The central dilemma is transparency and participatory access versus administrative and privacy costs: the bill expands direct voter input by lowering the procedural barrier to holding advisory referendums, but it simultaneously imposes meaningful certification and public‑record obligations on local officials and exposes signers to disclosure—creating a trade‑off between empowering citizen initiatives and protecting operational capacity and individual privacy.

The statute resolves many procedural uncertainties but leaves practical frictions. First, the 10% threshold is tied to the registered‑voter count as of the secretary of state filing date; that fixes certainty for organizers but can encourage strategic timing of initial filings.

Second, making petitions public records after 90 days is transparent but raises privacy and harassment risks for signers and creates record‑management burdens for custodians.
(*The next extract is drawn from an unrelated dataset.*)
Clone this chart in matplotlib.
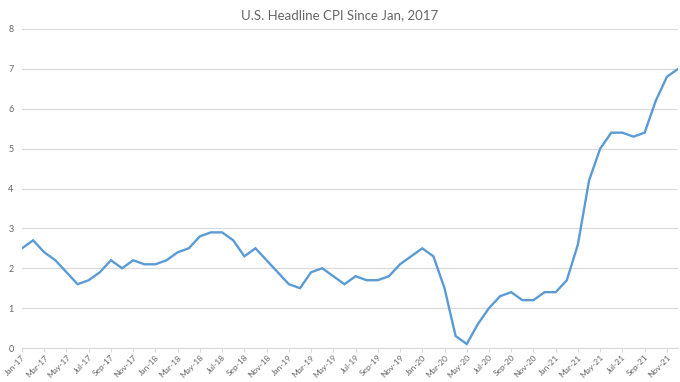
import matplotlib.pyplot as plt

months = ['Jan', 'Feb', 'Mar', 'Apr', 'May', 'Jun',
          'Jul', 'Aug', 'Sep', 'Oct', 'Nov', 'Dec']
years = ['17', '18', '19', '20', '21']
labels = [m + '-' + y for y in years for m in months]

cpi = [2.5, 2.7, 2.4, 2.2, 1.9, 1.6, 1.7, 1.9, 2.2, 2.0, 2.2, 2.1,
       2.1, 2.2, 2.4, 2.5, 2.8, 2.9, 2.9, 2.7, 2.3, 2.5, 2.2, 1.9,
       1.6, 1.5, 1.9, 2.0, 1.8, 1.6, 1.8, 1.7, 1.7, 1.8, 2.1, 2.3,
       2.5, 2.3, 1.5, 0.3, 0.1, 0.6, 1.0, 1.3, 1.4, 1.2, 1.2, 1.4,
       1.4, 1.7, 2.6, 4.2, 5.0, 5.4, 5.4, 5.3, 5.4, 6.2, 6.8, 7.0]

plt.rcParams['font.family'] = ['Lato', 'DejaVu Sans']
grey = '#666666'

fig = plt.figure(figsize=(6.8, 3.82), dpi=100)
ax = fig.add_axes([22 / 680, 34 / 382, 656 / 680, 319 / 382])

x = list(range(len(cpi)))
ax.plot(x, cpi, color='#5B9BD5', linewidth=1.7, solid_joinstyle='miter')

ax.set_xlim(0, len(cpi) - 1)
ax.set_ylim(0, 8)
ax.set_yticks(range(0, 9))
ax.set_xticks(x[::2])
ax.set_xticklabels(labels[::2], rotation=45, ha='right', rotation_mode='anchor')

ax.grid(axis='y', color='#D9D9D9', linewidth=0.8)
ax.set_axisbelow(True)
for s in ['top', 'right', 'left']:
    ax.spines[s].set_visible(False)
ax.spines['bottom'].set_color('#D9D9D9')
ax.tick_params(axis='y', length=0, labelsize=6.5, labelcolor=grey, pad=6)
ax.tick_params(axis='x', length=3, color='#D9D9D9', labelsize=6,
               labelcolor=grey, pad=1)

fig.suptitle('U.S. Headline CPI Since Jan, 2017', y=0.975, fontsize=9.5, color=grey)

fig.savefig('out.png', dpi=100)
Third, the law mandates a 30‑working‑day certification period and authorizes cross‑parish and state assistance, yet it does not provide dedicated funding for increased staffing or overtime, so local offices may struggle to meet deadlines during busy cycles.

Finally, the statute makes results advisory only, which solves constitutional and separation‑of‑powers concerns about binding citizen initiatives at the parish level but undercuts enforceability: a majority vote could create political pressure without legal force, and the bill does not set expectations for gubernatorial, state, or parish responses to advisory outcomes. Those design choices reduce litigation risk but leave open questions about how advisory outcomes will translate into policy or administrative action.